------ EXERCISE MATERIAL ------

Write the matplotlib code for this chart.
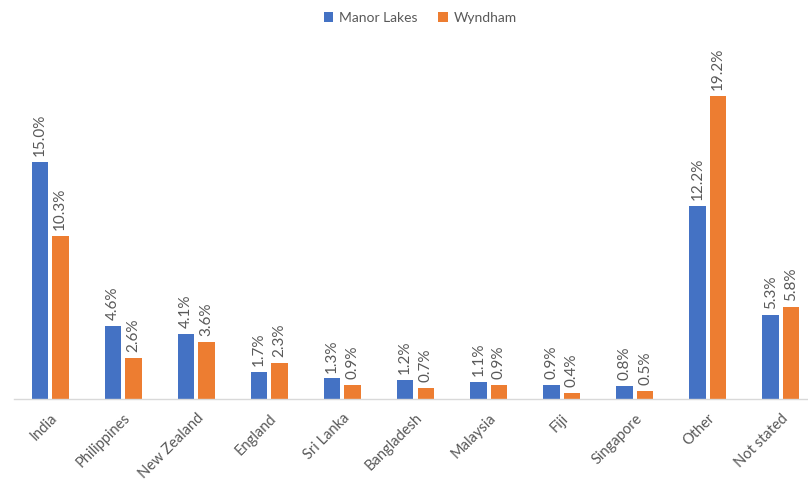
import matplotlib
matplotlib.use("Agg")
import matplotlib.pyplot as plt
import numpy as np

categories = ["India", "Philippines", "New Zealand", "England", "Sri Lanka",
              "Bangladesh", "Malaysia", "Fiji", "Singapore", "Other", "Not stated"]
manor_lakes = [15.0, 4.6, 4.1, 1.7, 1.3, 1.2, 1.1, 0.9, 0.8, 12.2, 5.3]
wyndham = [10.3, 2.6, 3.6, 2.3, 0.9, 0.7, 0.9, 0.4, 0.5, 19.2, 5.8]
series_names = ["Manor Lakes", "Wyndham"]
colors = ["#4472C4", "#ED7D31"]

plt.rcParams['font.family'] = ['Lato', 'DejaVu Sans']
text_color = "#595959"

fig = plt.figure(figsize=(8.08, 4.85), dpi=100)
ax = fig.add_axes([13.5/808, 85/485, 804/808, 360/485])

x = np.arange(len(categories))
w = 0.225
off = 0.14
b1 = ax.bar(x - off, manor_lakes, w, color=colors[0], label=series_names[0])
b2 = ax.bar(x + off, wyndham, w, color=colors[1], label=series_names[1])

for bars, vals in ((b1, manor_lakes), (b2, wyndham)):
    for b, v in zip(bars, vals):
        ax.annotate(f"{v:.1f}%", (b.get_x() + b.get_width()/2, v),
                    xytext=(0, 5), textcoords="offset points",
                    rotation=90, ha="center", va="bottom",
                    fontsize=11, color=text_color)

ax.set_xlim(-0.5, len(categories) - 0.5)
ax.set_ylim(0, 360/15.8)
ax.set_xticks(x)
ax.set_xticklabels(categories, rotation=45, ha="right", va="top",
                   rotation_mode="anchor", fontsize=10.5, color=text_color)
ax.tick_params(axis="x", length=0, pad=8)
ax.set_yticks([])
for s in ["top", "right", "left"]:
    ax.spines[s].set_visible(False)
ax.spines["bottom"].set_color("#D9D9D9")
ax.spines["bottom"].set_linewidth(1)

leg = fig.legend(loc="upper center", bbox_to_anchor=(0.52, 1.0), ncol=2,
                 frameon=False, fontsize=10, handlelength=0.7, handleheight=0.7,
                 columnspacing=1.5, handletextpad=0.4)
for t in leg.get_texts():
    t.set_color(text_color)

fig.savefig("out.png", dpi=100)
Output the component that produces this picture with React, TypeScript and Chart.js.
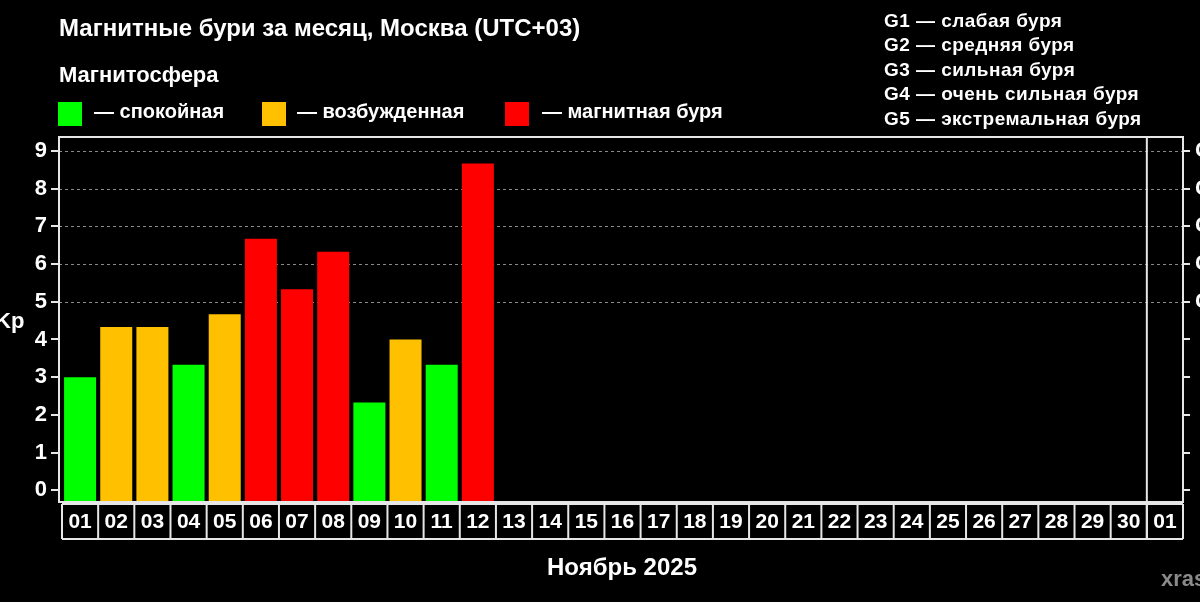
import { useEffect, useRef } from 'react';
import { Chart, registerables } from 'chart.js';

Chart.register(...registerables);

// дни месяца (последний — 1 декабря)
const days = [
  '01', '02', '03', '04', '05', '06', '07', '08', '09', '10',
  '11', '12', '13', '14', '15', '16', '17', '18', '19', '20',
  '21', '22', '23', '24', '25', '26', '27', '28', '29', '30', '01',
];

// максимальный Kp за сутки
const kpMax: (number | null)[] = [
  3.0, 4.33, 4.33, 3.33, 4.67, 6.67, 5.33, 6.33, 2.33, 4.0, 3.33, 8.67,
  null, null, null, null, null, null, null, null, null, null,
  null, null, null, null, null, null, null, null, null,
];

const stormLabels = ['G1', 'G2', 'G3', 'G4', 'G5'];
const stormLegend = [
  'G1 — слабая буря',
  'G2 — средняя буря',
  'G3 — сильная буря',
  'G4 — очень сильная буря',
  'G5 — экстремальная буря',
];

const Y_MIN = -0.31;
const Y_MAX = 9.37;

const GREEN = '#00ff00';
const ORANGE = '#ffc000';
const RED = '#ff0000';

function kpColor(v: number | null) {
  if (v == null) return 'transparent';
  if (v >= 5) return RED;
  if (v >= 4) return ORANGE;
  return GREEN;
}

const FONT = '"Liberation Sans", Arial, sans-serif';

const framePlugin = {
  id: 'framePlugin',
  beforeDatasetsDraw(chart: any) {
    const { ctx, chartArea } = chart;
    const y = chart.scales.y;
    ctx.save();
    ctx.strokeStyle = '#8a8a8a';
    ctx.lineWidth = 1;
    ctx.setLineDash([3, 3]);
    for (let v = 5; v <= 9; v++) {
      const py = Math.round(y.getPixelForValue(v)) + 0.5;
      ctx.beginPath();
      ctx.moveTo(chartArea.left - 3, py);
      ctx.lineTo(chartArea.right, py);
      ctx.stroke();
    }
    ctx.restore();
  },
  afterDraw(chart: any) {
    const { ctx, chartArea } = chart;
    const x = chart.scales.x;
    const y = chart.scales.y;
    const left = chartArea.left - 3;
    const half = (x.getPixelForTick(1) - x.getPixelForTick(0)) / 2;
    const boxTop = chartArea.bottom + 2;
    const boxBottom = chartArea.bottom + 37;
    ctx.save();
    ctx.strokeStyle = '#e6e6e6';
    ctx.lineWidth = 2;
    // рамка графика
    ctx.strokeRect(left, chartArea.top, chartArea.right - left, chartArea.bottom - chartArea.top);
    // засечки слева и справа
    for (let v = 0; v <= 9; v++) {
      const py = Math.round(y.getPixelForValue(v));
      ctx.beginPath();
      ctx.moveTo(left - 8, py);
      ctx.lineTo(left, py);
      ctx.moveTo(chartArea.right, py);
      ctx.lineTo(chartArea.right + 7, py);
      ctx.stroke();
    }
    // ячейки подписей дней
    const first = x.getPixelForTick(0) - half;
    ctx.beginPath();
    ctx.moveTo(first, boxBottom);
    ctx.lineTo(chartArea.right, boxBottom);
    ctx.moveTo(first, boxTop);
    ctx.lineTo(chartArea.right, boxTop);
    for (let i = 0; i <= days.length; i++) {
      const px = i < days.length ? x.getPixelForTick(i) - half : chartArea.right;
      ctx.moveTo(px, boxTop);
      ctx.lineTo(px, boxBottom);
    }
    ctx.stroke();
    // граница месяца
    const sep = x.getPixelForTick(days.length - 1) - half;
    ctx.beginPath();
    ctx.moveTo(sep, chartArea.top);
    ctx.lineTo(sep, boxBottom);
    ctx.stroke();
    ctx.restore();
  },
};

function KpChart() {
  const canvasRef = useRef<HTMLCanvasElement>(null);

  useEffect(() => {
    if (!canvasRef.current) return;
    const chart = new Chart(canvasRef.current, {
      type: 'bar',
      data: {
        labels: days,
        datasets: [
          {
            data: kpMax,
            base: Y_MIN,
            backgroundColor: kpMax.map(kpColor),
            borderWidth: 0,
            categoryPercentage: 1,
            barPercentage: 0.885,
          } as any,
        ],
      },
      options: {
        responsive: true,
        maintainAspectRatio: false,
        animation: false,
        layout: { padding: { top: 137, left: 0, right: 0, bottom: 0 } },
        plugins: {
          legend: { display: false },
          tooltip: { enabled: false },
        },
        scales: {
          x: {
            position: 'bottom',
            grid: { display: false, drawTicks: false },
            border: { display: false },
            ticks: {
              color: '#ffffff',
              font: { family: FONT, size: 21, weight: 'bold' },
              padding: 8,
              autoSkip: false,
              maxRotation: 0,
            },
            afterFit: (scale: any) => {
              scale.height = 100;
            },
          },
          y: {
            position: 'left',
            min: Y_MIN,
            max: Y_MAX,
            grid: { display: false, drawTicks: false },
            border: { display: false },
            ticks: {
              stepSize: 1,
              includeBounds: false,
              color: '#ffffff',
              font: { family: FONT, size: 22, weight: 'bold' },
              padding: 15,
              callback: (v: any) => (Number.isInteger(v) ? String(v) : ''),
            },
            afterFit: (scale: any) => {
              scale.width = 62;
            },
          },
          y1: {
            position: 'right',
            min: Y_MIN,
            max: Y_MAX,
            grid: { display: false, drawTicks: false },
            border: { display: false },
            ticks: {
              stepSize: 1,
              includeBounds: false,
              color: '#ffffff',
              font: { family: FONT, size: 22, weight: 'bold' },
              padding: 12,
              callback: (v: any) => (v >= 5 && v <= 9 ? stormLabels[v - 5] : ''),
            },
            afterFit: (scale: any) => {
              scale.width = 17;
            },
          },
        },
      } as any,
      plugins: [framePlugin],
    });
    return () => chart.destroy();
  }, []);

  return <canvas ref={canvasRef} />;
}

const txt = (extra: React.CSSProperties): React.CSSProperties => ({
  position: 'absolute',
  margin: 0,
  fontFamily: FONT,
  fontWeight: 'bold',
  color: '#ffffff',
  whiteSpace: 'nowrap',
  lineHeight: 1,
  ...extra,
});

const swatch = (left: number, color: string): React.CSSProperties => ({
  position: 'absolute',
  left,
  top: 102,
  width: 24,
  height: 24,
  background: color,
});

export default function App() {
  return (
    <div
      style={{
        position: 'fixed',
        left: 0,
        top: 0,
        width: 1200,
        height: 602,
        background: '#000000',
        overflow: 'hidden',
      }}
    >
      <div style={{ position: 'absolute', left: 0, top: 0, width: 1200, height: 602 }}>
        <KpChart />
      </div>
      <div style={txt({ left: 59, top: 16, fontSize: 24 })}>
        Магнитные бури за месяц, Москва (UTC+03)
      </div>
      <div style={txt({ left: 59, top: 64, fontSize: 22 })}>Магнитосфера</div>
      <div style={swatch(58, GREEN)} />
      <div style={txt({ left: 94, top: 101, fontSize: 20 })}>— спокойная</div>
      <div style={swatch(262, ORANGE)} />
      <div style={txt({ left: 297, top: 101, fontSize: 20 })}>— возбужденная</div>
      <div style={swatch(505, RED)} />
      <div style={txt({ left: 542, top: 101, fontSize: 20 })}>— магнитная буря</div>
      <div
        style={txt({ left: 884, top: 9, fontSize: 19, lineHeight: '24.4px', letterSpacing: '0.45px' })}
      >
        {stormLegend.map((s) => (
          <div key={s}>{s}</div>
        ))}
      </div>
      <div style={txt({ left: -5, top: 310, fontSize: 22 })}>Kp</div>
      <div style={txt({ left: 622, top: 555, fontSize: 24, transform: 'translateX(-50%)' })}>
        Ноябрь 2025
      </div>
      <div style={txt({ left: 1161, top: 568, fontSize: 22, color: '#8a8a8a' })}>xras.ru</div>
    </div>
  );
}
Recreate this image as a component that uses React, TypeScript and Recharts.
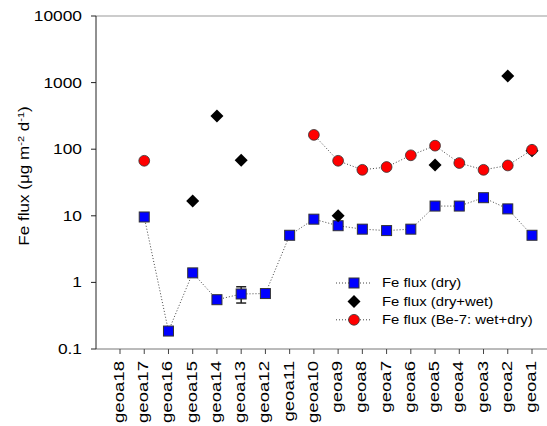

------

WHAT TO WORK ON: Leave out the pictures. Transcribe only the lines above, from the first through the one that contains "import numpy as np".

FINISHED TASK:
Write the matplotlib code for this chart.
import matplotlib
matplotlib.use("Agg")
import matplotlib.pyplot as plt
import numpy as np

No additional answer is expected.